Aldus vastgesteld door mr. W.D.M. van Diepenbeek, voorzitter, en mr. J. Kramer en mr. N.S.J. Koeman, leden, in tegenwoordigheid van mr. A. Heinen, griffier.
w.g. Van Diepenbeek w.g. Heinen
voorzitter griffier
Uitgesproken in het openbaar op 23 augustus 2017
632. BIJLAGE
Planregels:
artikel 1.7 evenement:
elke voor publiek toegankelijke gebeurtenis waarbij muziek, cultuur, recreatie, religie, wetenschap, sport, commercie of een combinatie centraal staat, inbegrepen herdenkingsplechtigheden/huldigingen/betogingen, circussen, wedstrijden, markten en braderieën, optochten en feesten.
artikel 1.8 evenement van categorie 1:
een evenement waarbij:
- de geluidproductie op de meest belaste gevel van alle omliggende woningen niet meer bedraagt dan 45 dB(A) en tevens 60 dB(C), en na 23:00u niet meer dan 40 dB(A) en 55 dB(C),
- het aantal bezoekers niet meer dan 30.000 bedraagt.
artikel 1.9 evenement van categorie 2:
een evenement waarbij:
- de geluidproductie op de meest belaste gevel van alle omliggende woningen maximaal 70 dB(A) en maximaal 85 dB(C) bedraagt, met dien verstande dat de geluidproductie gemeten op 15 meter vanaf het podium maximaal 100 dB(A) en 115 dB(C) mag bedragen, en
- het aantal bezoekers niet meer dan 30.000 bedraagt.
artikel 1.10 evenement van categorie 3:
een evenement waarbij:
- de geluidproductie op de meest belaste gevel van alle omliggende woningen maximaal 70 dB(A) en maximaal 85 dB(C) bedraagt, met dien verstande dat de geluidproductie gemeten op 15 meter vanaf het podium maximaal 100 dB(A) en 115 dB(C) mag bedragen en met dien verstande dat de geluidproductie gedurende maximaal 4 uur maximaal 75 dB(A) en/of 90 dB(C), gemeten op de meest belaste gevel van alle omliggende woningen, mag bedragen en
- het aantal bezoekers minimaal 30.000 en maximaal 75.000 bedraagt.

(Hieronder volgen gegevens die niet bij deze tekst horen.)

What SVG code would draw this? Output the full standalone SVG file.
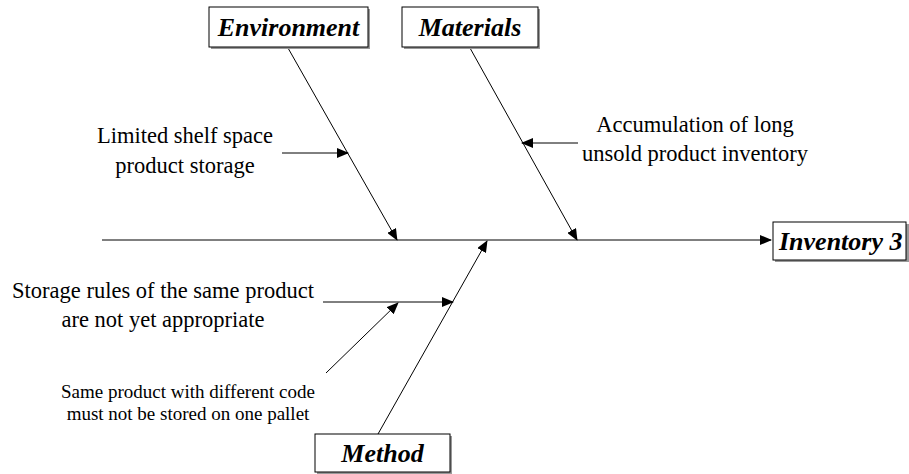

artikel 1.11 dance-evenement:
een muziekevenement waarbij dansmuziek ten gehore wordt gebracht, die grotendeels is gemaakt met elektronische muziekinstrumenten en die zijn kracht ontleent aan de lage tonen, waarbij het aantal beats per minuut in overwegende mate meer dan 120 bedraagt.
artikel 2:
de tekst van lid 11.1 onder c van bestemmingsplan Kranenburg-Stadspark wordt vervangen door de volgende tekst:
c. evenementen, ter plaatse van de aanduiding ‘evenemententerrein’, met dien verstande dat:
1. evenementen van categorie 1 maximaal 100 dagen per jaar zijn toegestaan;
2. Evenementen van categorie 2 maximaal 12 dagen per jaar zijn toegestaan;
3. Evenementen van categorie 3 maximaal 5 dagen per jaar zijn toegestaan;
4. Evenementen van categorie 2 en 3 mogen muziekevenementen zijn, met dien verstande dat deze muziekevenementen maximaal 12 dagen per jaar zijn toegestaan;
5. van de 12 toegestane muziekevenementen maximaal 6 dance-evenementen zijn toegestaan;
6. de periode tussen dance-evenementen minimaal twee weken bedraagt, met dien verstande dat deze periode 1x per jaar korter mag zijn, c.q. tussen de nationale viering van Koningsdag en de nationale viering van Bevrijdingsdag;
7. de duur van dance-evenementen maximaal 8 uur bedraagt, met dien verstande dat deze duur maximaal 3 uur langer mag zijn ter gelegenheid van de nationale viering van Koningsdag, onverlet het hierna bepaalde onder 8;
8. de eindtijd van muziekevenementen op zondag tot en met donderdag 23:00 uur en voor de tap 24:00 uur is, en op vrijdag en zaterdag voor muziek 24:00 uur en voor de tap 01:00 uur, met dien verstande dat
- de eindtijd in de nacht van oudjaar naar nieuwjaar en bij de viering van het Gronings Ontzet voor muziek en vuurwerk 1:00 uur en voor de tap 02:00 uur is, en
- de eindtijd op Koningsdag en Bevrijdingsdag voor muziek 01:00 uur en voor de tap 02:00 uur is.